Caller of the Claw 1.5
This is still greens best answer to mass removal effects although undying monsters may reduce the value of Caller in the near future. Green is often completely stumped to a mass removal as it loses both card advantage and tempo. Much of greens acceleration comes from guys too making them the most susceptible colour to mass creature removal. The Caller will just sit in your hand awaiting them to wipe your team and acts pretty much as a counterspell. He can also just sit there till the end of the game where you chuck him out end end of their turn, perhaps making one token or so, simply to have threat little bit extra to alpha strike them in your turn. At three mana it is hard not to broadcast when you have Caller but often this knowledge doesn't really help your opponent unless you tap out.
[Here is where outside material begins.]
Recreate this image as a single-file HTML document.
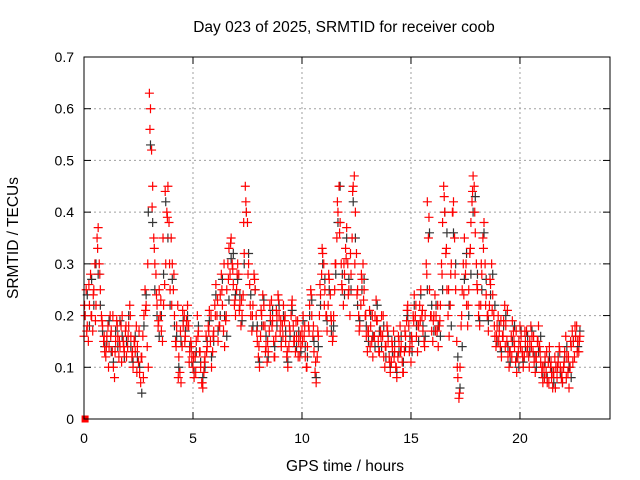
<!DOCTYPE html>
<html><head><meta charset="utf-8"><style>
body{margin:0;background:#fff;}
svg{display:block;font-family:"Liberation Sans",sans-serif;}
</style></head><body>
<svg id="chart" width="640" height="480" viewBox="0 0 640 480" xmlns="http://www.w3.org/2000/svg">
<rect x="0" y="0" width="640" height="480" fill="#fff"/>
<text x="344" y="32" font-size="15.5" text-anchor="middle">Day 023 of 2025, SRMTID for receiver coob</text>
<text x="345" y="471" font-size="15.5" text-anchor="middle">GPS time / hours</text>
<text x="0" y="0" font-size="15.5" text-anchor="middle" transform="translate(18,238) rotate(-90)">SRMTID / TECUs</text>
<g id="grid"></g><g id="axes"></g><g id="black"></g><g id="red"></g>
<rect x="84" y="57" width="526" height="362" fill="none" stroke="#000" stroke-width="1"/>
</svg>
<script>
const xTicks=[0,5,10,15,20];
const yTicks=[0,0.1,0.2,0.3,0.4,0.5,0.6,0.7];
const yTickLabels=["0","0.1","0.2","0.3","0.4","0.5","0.6","0.7"];
const redStart=0, redStep=0.05;
const redValues=[
0.16,0.2,0.25,0.18,0.15,0.22,0.28,0.2,0.17,0.25,0.3,0.22,0.35,0.37,0.3,0.25,0.2,0.18,0.15,0.13,
0.12,0.16,0.18,0.14,0.2,0.17,0.13,0.1,0.08,0.15,0.19,0.16,0.12,0.14,0.18,0.2,0.15,0.13,0.17,0.12,
0.14,0.18,0.22,0.16,0.12,0.1,0.15,0.13,0.18,0.14,0.11,0.09,0.07,0.12,0.16,0.2,0.25,0.22,0.14,0.1,
0.63,0.6,0.52,0.45,0.35,0.3,0.28,0.22,0.18,0.25,0.2,0.17,0.15,0.22,0.26,0.3,0.4,0.45,0.38,0.25,
0.35,0.3,0.25,0.2,0.15,0.18,0.22,0.12,0.09,0.07,0.14,0.18,0.2,0.16,0.19,0.22,0.18,0.13,0.15,0.12,
0.1,0.08,0.12,0.15,0.2,0.17,0.13,0.1,0.07,0.06,0.09,0.12,0.16,0.14,0.18,0.21,0.15,0.1,0.13,0.17,
0.22,0.26,0.2,0.15,0.18,0.24,0.28,0.22,0.17,0.14,0.19,0.25,0.3,0.33,0.28,0.35,0.3,0.26,0.22,0.2,
0.25,0.3,0.28,0.22,0.18,0.2,0.24,0.32,0.45,0.4,0.38,0.3,0.26,0.2,0.17,0.22,0.28,0.25,0.2,0.15,
0.12,0.1,0.16,0.2,0.24,0.22,0.18,0.14,0.11,0.13,0.17,0.2,0.23,0.19,0.15,0.12,0.16,0.2,0.24,0.2,
0.17,0.14,0.18,0.22,0.19,0.15,0.12,0.1,0.14,0.17,0.2,0.23,0.18,0.15,0.13,0.16,0.19,0.15,0.12,0.14,
0.17,0.2,0.16,0.12,0.1,0.14,0.18,0.22,0.25,0.2,0.16,0.13,0.09,0.07,0.12,0.16,0.2,0.24,0.28,0.32,
0.3,0.25,0.2,0.17,0.22,0.27,0.24,0.19,0.15,0.2,0.25,0.3,0.35,0.4,0.45,0.38,0.3,0.25,0.22,0.28,
0.33,0.37,0.3,0.25,0.2,0.28,0.35,0.45,0.47,0.4,0.32,0.25,0.2,0.18,0.22,0.27,0.3,0.25,0.2,0.16,
0.13,0.17,0.21,0.18,0.15,0.12,0.16,0.2,0.23,0.19,0.15,0.13,0.17,0.2,0.16,0.12,0.1,0.14,0.18,0.15,
0.12,0.09,0.11,0.14,0.17,0.13,0.1,0.08,0.12,0.15,0.18,0.14,0.11,0.09,0.13,0.16,0.19,0.22,0.18,0.14,
0.11,0.15,0.2,0.24,0.2,0.16,0.13,0.18,0.22,0.25,0.2,0.17,0.15,0.2,0.3,0.42,0.35,0.25,0.2,0.17,
0.15,0.2,0.24,0.2,0.17,0.14,0.18,0.22,0.3,0.38,0.45,0.4,0.32,0.25,0.2,0.16,0.22,0.3,0.4,0.42,
0.35,0.25,0.15,0.08,0.04,0.1,0.18,0.25,0.3,0.35,0.28,0.22,0.18,0.25,0.32,0.38,0.42,0.47,0.45,0.36,
0.3,0.25,0.2,0.18,0.22,0.28,0.35,0.38,0.3,0.24,0.2,0.17,0.22,0.26,0.3,0.24,0.2,0.16,0.14,0.18,
0.2,0.17,0.14,0.12,0.16,0.19,0.22,0.18,0.15,0.12,0.1,0.13,0.16,0.19,0.17,0.14,0.11,0.09,0.12,0.15,
0.18,0.16,0.13,0.1,0.12,0.15,0.17,0.14,0.12,0.15,0.18,0.16,0.13,0.11,0.09,0.12,0.15,0.18,0.14,0.11,
0.09,0.07,0.1,0.12,0.09,0.07,0.11,0.14,0.1,0.08,0.06,0.09,0.12,0.1,0.08,0.11,0.14,0.1,0.08,0.07,
0.1,0.13,0.16,0.12,0.09,0.06,0.1,0.14,0.17,0.15,0.12,0.16,0.18,0.15,0.13,0.16];
const red2Start=0.025, red2Step=0.1;
const red2Values=[
0.22,0.17,0.26,0.2,0.24,0.19,0.33,0.28,0.19,0.16,
0.14,0.1,0.16,0.2,0.13,0.18,0.15,0.11,0.14,0.18,
0.16,0.2,0.13,0.15,0.09,0.17,0.12,0.08,0.21,0.3,
0.56,0.41,0.33,0.24,0.19,0.23,0.35,0.44,0.39,0.3,
0.22,0.28,0.14,0.08,0.17,0.21,0.15,0.18,0.11,0.14,
0.12,0.09,0.16,0.13,0.07,0.11,0.13,0.17,0.2,0.16,
0.2,0.23,0.18,0.25,0.3,0.2,0.27,0.34,0.29,0.23,
0.28,0.21,0.23,0.38,0.42,0.28,0.22,0.2,0.27,0.17,
0.14,0.21,0.18,0.13,0.15,0.22,0.18,0.12,0.21,0.23,
0.19,0.16,0.2,0.13,0.18,0.22,0.15,0.19,0.12,0.16,
0.15,0.18,0.1,0.17,0.24,0.18,0.11,0.17,0.26,0.33,
0.22,0.2,0.28,0.2,0.16,0.3,0.42,0.36,0.26,0.3,
0.31,0.24,0.32,0.44,0.3,0.24,0.17,0.28,0.23,0.2,
0.17,0.14,0.2,0.16,0.19,0.13,0.16,0.2,0.14,0.17,
0.11,0.15,0.12,0.1,0.16,0.13,0.09,0.17,0.21,0.13,
0.16,0.19,0.22,0.18,0.19,0.21,0.14,0.28,0.39,0.2,
0.19,0.17,0.22,0.19,0.28,0.43,0.33,0.25,0.28,0.4,
0.28,0.1,0.05,0.2,0.24,0.3,0.22,0.33,0.44,0.4,
0.26,0.22,0.3,0.33,0.22,0.2,0.27,0.21,0.18,0.16,
0.15,0.19,0.16,0.14,0.21,0.13,0.12,0.15,0.17,0.13,
0.14,0.12,0.17,0.13,0.1,0.14,0.16,0.12,0.15,0.13,
0.1,0.08,0.13,0.07,0.11,0.09,0.06,0.1,0.13,0.09,
0.11,0.08,0.12,0.15,0.11,0.18,0.13,0.15];
const blackStart=0.05, blackStep=0.1;
const blackValues=[
0.2,0.24,0.18,0.27,0.22,0.3,0.28,0.22,0.17,0.14,
0.15,0.19,0.13,0.11,0.17,0.14,0.19,0.16,0.12,0.15,
0.2,0.14,0.11,0.16,0.12,0.1,0.05,0.18,0.24,0.4,
0.53,0.38,0.25,0.2,0.16,0.2,0.28,0.42,0.35,0.22,
0.27,0.18,0.16,0.1,0.15,0.19,0.17,0.2,0.14,0.11,
0.09,0.13,0.18,0.11,0.08,0.1,0.15,0.19,0.12,0.15,
0.24,0.17,0.2,0.27,0.2,0.16,0.23,0.31,0.32,0.24,
0.27,0.24,0.19,0.3,0.4,0.32,0.24,0.18,0.25,0.18,
0.11,0.18,0.23,0.16,0.12,0.19,0.21,0.14,0.18,0.22,
0.15,0.2,0.17,0.11,0.16,0.21,0.16,0.14,0.17,0.13,
0.19,0.14,0.12,0.2,0.23,0.15,0.08,0.14,0.22,0.3,
0.27,0.19,0.25,0.17,0.18,0.28,0.38,0.45,0.28,0.24,
0.35,0.27,0.25,0.42,0.35,0.22,0.19,0.25,0.27,0.18,
0.15,0.2,0.16,0.14,0.22,0.17,0.14,0.18,0.12,0.16,
0.1,0.13,0.15,0.09,0.13,0.16,0.11,0.14,0.2,0.16,
0.13,0.22,0.18,0.15,0.24,0.18,0.16,0.25,0.36,0.22,
0.17,0.22,0.18,0.16,0.25,0.4,0.36,0.22,0.18,0.36,
0.3,0.12,0.06,0.14,0.27,0.32,0.2,0.28,0.4,0.43,
0.28,0.19,0.25,0.36,0.27,0.19,0.24,0.28,0.22,0.15,
0.18,0.13,0.18,0.2,0.14,0.11,0.15,0.18,0.12,0.1,
0.17,0.11,0.14,0.16,0.13,0.17,0.12,0.1,0.13,0.16,
0.08,0.11,0.08,0.12,0.09,0.07,0.1,0.12,0.09,0.07,
0.12,0.14,0.1,0.08,0.15,0.16,0.14,0.17];
const outlierTimes=[0.05];
const outlierValues=[0];

const NS="http://www.w3.org/2000/svg";
const X0=84,X1=610,Y0=419,Y1=57,XMAX=24.13,YMAX=0.7;
function xs(t){return X0+(X1-X0)*t/XMAX;}
function ys(v){return Y0-(Y0-Y1)*v/YMAX;}
function mk(tag,attrs,parent){const e=document.createElementNS(NS,tag);for(const k in attrs)e.setAttribute(k,attrs[k]);parent.appendChild(e);return e;}
const grid=document.getElementById('grid'),axes=document.getElementById('axes');
xTicks.forEach(t=>{
  const x=xs(t);
  if(t>0){const g=mk('line',{x1:x,y1:Y0,x2:x,y2:Y1,stroke:'#a0a0a0','stroke-dasharray':'2,3','stroke-width':1},grid);
  
  }
  mk('line',{x1:x,y1:Y0,x2:x,y2:Y0-7,stroke:'#000'},axes);
  mk('line',{x1:x,y1:Y1,x2:x,y2:Y1+7,stroke:'#000'},axes);
  const l=mk('text',{x:x,y:Y0+24,'font-size':14,'text-anchor':'middle'},axes);l.textContent=String(t);
  
  
});
yTicks.forEach((v,i)=>{
  const y=ys(v);
  if(v>0&&v<YMAX){const g=mk('line',{x1:X0,y1:y,x2:X1,y2:y,stroke:'#a0a0a0','stroke-dasharray':'2,3','stroke-width':1},grid);
  
  }
  mk('line',{x1:X0,y1:y,x2:X0+7,y2:y,stroke:'#000'},axes);
  mk('line',{x1:X1,y1:y,x2:X1-7,y2:y,stroke:'#000'},axes);
  const l=mk('text',{x:X0-10,y:y+5,'font-size':14,'text-anchor':'end'},axes);l.textContent=yTickLabels[i];
  
  
});
function plus(g,t,v,color,name){
  const x=xs(t),y=ys(v);
  const p=mk('path',{d:`M${x-4.5},${y}h9M${x},${y-4.5}v9`,stroke:color,'stroke-width':1.2,fill:'none'},g);
  
  
}
const bg=document.getElementById('black'),rg=document.getElementById('red');
blackValues.forEach((v,i)=>plus(bg,blackStart+i*blackStep,v,'#333','black-point'));
redValues.forEach((v,i)=>plus(rg,redStart+i*redStep,v,'#ff0000','red-point'));
red2Values.forEach((v,i)=>plus(rg,red2Start+i*red2Step,v,'#ff0000','red-point'));
outlierTimes.forEach((t,i)=>{
  const r=mk('rect',{x:xs(t)-3.5,y:ys(outlierValues[i])-3.5,width:7,height:7,fill:'#ff0000'},rg);
  
  
});
</script>
</body></html>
The Caller sees most play in elf decks which are the most wreaked by mass removal, often working well with Wirewood Herald. It also sees play in heavy green based control decks and Recurring Nightmare rock decks but not often in very aggressive beat down decks such as Zoo. The slightly low rating is because Caller is an inelegant solution to a problem your deck has much like an Oblivion Ring often is. Archetype and colour weaknesses force you to play clunky awkward cards such as these. If there were no mass removal to worry about you could cut Caller and vastly improve your deck in card quality and streamlining.
Viridian Shaman 2.5
Acidic Slime always seems to get a slot over this little elf for greater versatility and more relevant body. While functionally the same as Manic Vandal and a much more useful creature type the Viridian Shaman deserves a lower rating as it is less important to green as vandal is for red and sees far less play. At its best in combination with Wirewood Symbiote which only occurs in pure elf decks from the B cube. Generally if you are in green and know you are playing against a heavy artifact deck at some point you will throw this in as it will really help out in that match up and be fine the rest of the time. Otherwise you will not bother with this reasonably unexciting spell and opt for more versatile cards like Beast Within and Acidic Slime or more direct cards like Nature's Claim. She sees slightly more play as part of Birthing Pod chains but mostly for lack of more exciting options I think.
Eternal Witness 4.2
One of the top ten cube monsters and likely greens best too. She is the corner stone of Gifts Ungiven decks and infinite turn combos and a staple of Opposition and rock decks. She will even find play in some agro decks but must be viewed as a very late play if so. She is one of the strongest signals a player can give you that green is open in a draft and should be taken note of. Recursion is much more powerful in singleton formats than ones allowing four copies of things and when it comes on the back of a guy that can trade or do other stuff it starts to become very appealing and abusable. I have seen Witness used in combination with Oath of Druids simply as a kind of tutor effect in a combo deck. If I had to find drawbacks with this awsome little lass the first that springs to mind is her lack of use early in the game and consequently weaker in opening hands. With the loss of power from the cube she has become worse both not being able to recur absurdly powerful cheap cards like Time Walk, Ancestral Recall or Black Lotus and also the lack of prominence from combo decks where she also frequently features. If your playing green and you are not a very aggressive deck you probably want a copy of Eternal Witness in you deck.
Wood Elves 2.0
A card that has survived the culling of the elf deck to the B cube in which they would often generate you mana upon casting. These are good for all the reasons that Nature's Lore is good, you can get non-basic forests and fix your mana and the land comes in untapped and thus allows you to spend more mana. Paying one more over Lore for the 1/1 body is much worse as a pure ramp card but as more generic card advantage, acting as a speed bump or providing utility in something like a Birthing Pod chain they are superior to Lore. Green has lots of options when it comes to this kind of creature and I feel Wood Elves is the strongest in the decks you tend to want those effects most, those being ramp based control. At three mana they are pretty slow ramp and will work best with the highest of mana curves among decks or those decks which slowly grind wins out by always spending lots of mana over lots of turns.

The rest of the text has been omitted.